Robust anomaly detection for time series data in sensor-based critical systems.

Critical systems are defined as systems where a malfunction can cause significant economic damage, harm to the ecosystem, or endanger human life, potentially resulting in the loss of lives. Financial, Energy, Healthcare, Transportation, Telecommunication, Water Supply, and Defense systems are just some of the more prominent examples of such critical systems. A particular role is played by sensor-based critical systems, which are deeply intertwined between the digital and physical worlds, and where one or more physical quantities are sampled at given time intervals, forming the so called time series, for monitoring and/or control purposes. In both cases, it is important to detect potential anomalies as they may indicate either a malfunction of a sensor (which can lead to apply a control algorithm on unreliable data) or a problem with the system dynamics itself (and thus posing a risk to its integrity). Detecting anomalies in a timely and reliable manner in such systems, which typically operate in ``harsh" conditions like humidity, moisture, dust, vibration, shock, etc., and under strict operational requirements, is still an open problem.

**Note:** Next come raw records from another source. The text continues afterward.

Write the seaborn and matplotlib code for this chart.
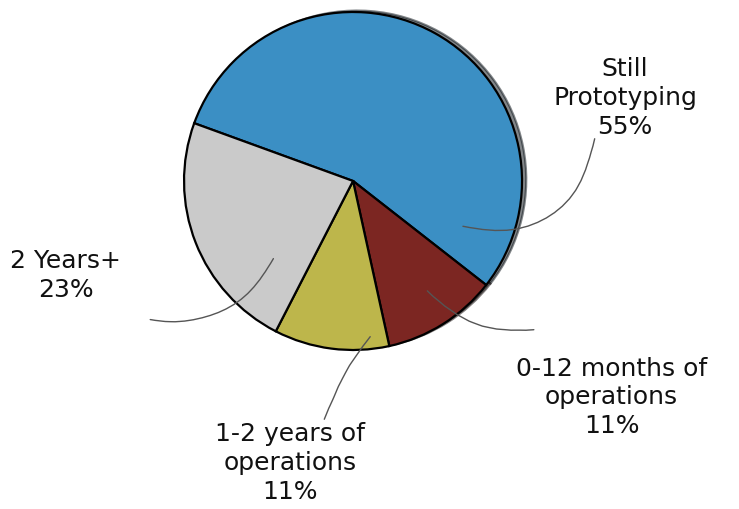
import matplotlib
matplotlib.use("Agg")
import matplotlib.pyplot as plt
import seaborn as sns

# ---- data ----
categories = ["Still\nPrototyping", "0-12 months of\noperations", "1-2 years of\noperations", "2 Years+"]
shares = [55, 11, 11, 23]
colors = ["#3b8fc4", "#7c2622", "#bdb64b", "#cacaca"]

# label placement (data units, pie radius = 1)
label_pos = [(1.61, 0.49), (1.53, -1.28), (-0.37, -1.67), (-1.70, -0.56)]
line_start = [(1.43, 0.25), (1.07, -0.88), (-0.17, -1.41), (-1.20, -0.82)]
line_end = [(0.65, -0.27), (0.44, -0.65), (0.10, -0.92), (-0.47, -0.46)]
line_rad = [-0.5, -0.25, -0.08, 0.35]

sns.set_style("white")
plt.rcParams["font.family"] = ["DejaVu Sans"]

fig = plt.figure(figsize=(7.39, 5.09), dpi=100)
ax = fig.add_axes([0, 0, 1, 1])

wedges, _ = ax.pie(
    shares,
    colors=colors,
    startangle=160,
    counterclock=False,
    radius=1.0,
    wedgeprops=dict(edgecolor="black", linewidth=1.6),
    shadow=dict(ox=0.018, oy=0.006, shade=0.9),
)

for cat, v, (tx, ty), (sx, sy), (ex, ey), rad in zip(
    categories, shares, label_pos, line_start, line_end, line_rad
):
    ax.text(tx, ty, f"{cat}\n{v}%", ha="center", va="center",
            fontsize=18, linespacing=1.25, color="#111111")
    ann = ax.annotate("", xy=(ex, ey), xytext=(sx, sy),
                      arrowprops=dict(arrowstyle="-", color="#555555", lw=1.0,
                                      connectionstyle=f"arc3,rad={rad}",
                                      shrinkA=0, shrinkB=0))
    ann.arrow_patch.set_sketch_params(scale=0.35, length=80, randomness=2)

ax.set_xlim(-2.089, 2.284)
ax.set_ylim(-1.941, 1.071)
ax.set_aspect("auto")
ax.axis("off")

fig.savefig("out.png", dpi=100, facecolor="white")
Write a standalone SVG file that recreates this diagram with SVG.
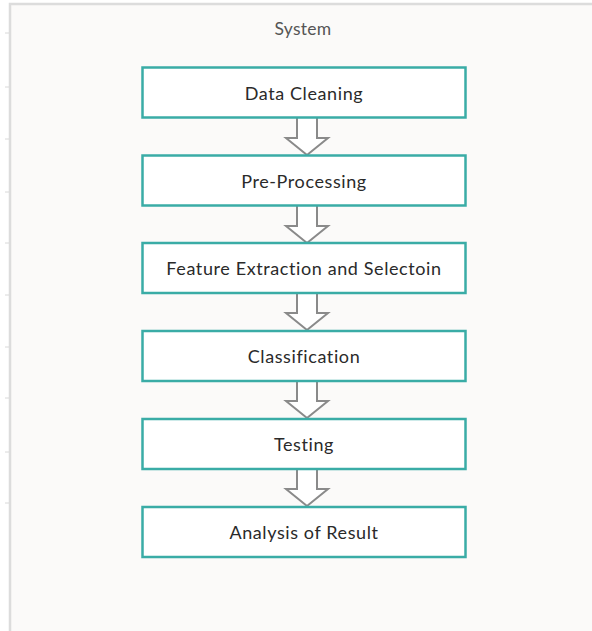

The main challenges are related to the data quality, the resilience required by the anomaly detection processes, the robustness of the algorithms, and the need to provide clear indications to the operators about the potential anomalies and their severity; while keeping the false positives under control and performing the detection in a timely manner, usually in real-time or near real-time. This thesis work aim at addressing such challenges, and in particular it brings four main contributions: an extensive and critical overview of anomaly detection, a methodological framework for reliably identifying the anomalies in the context of sensor-based critical systems, a software library implementing such methodology, and a real-world case study in the Water Distribution Systems domain.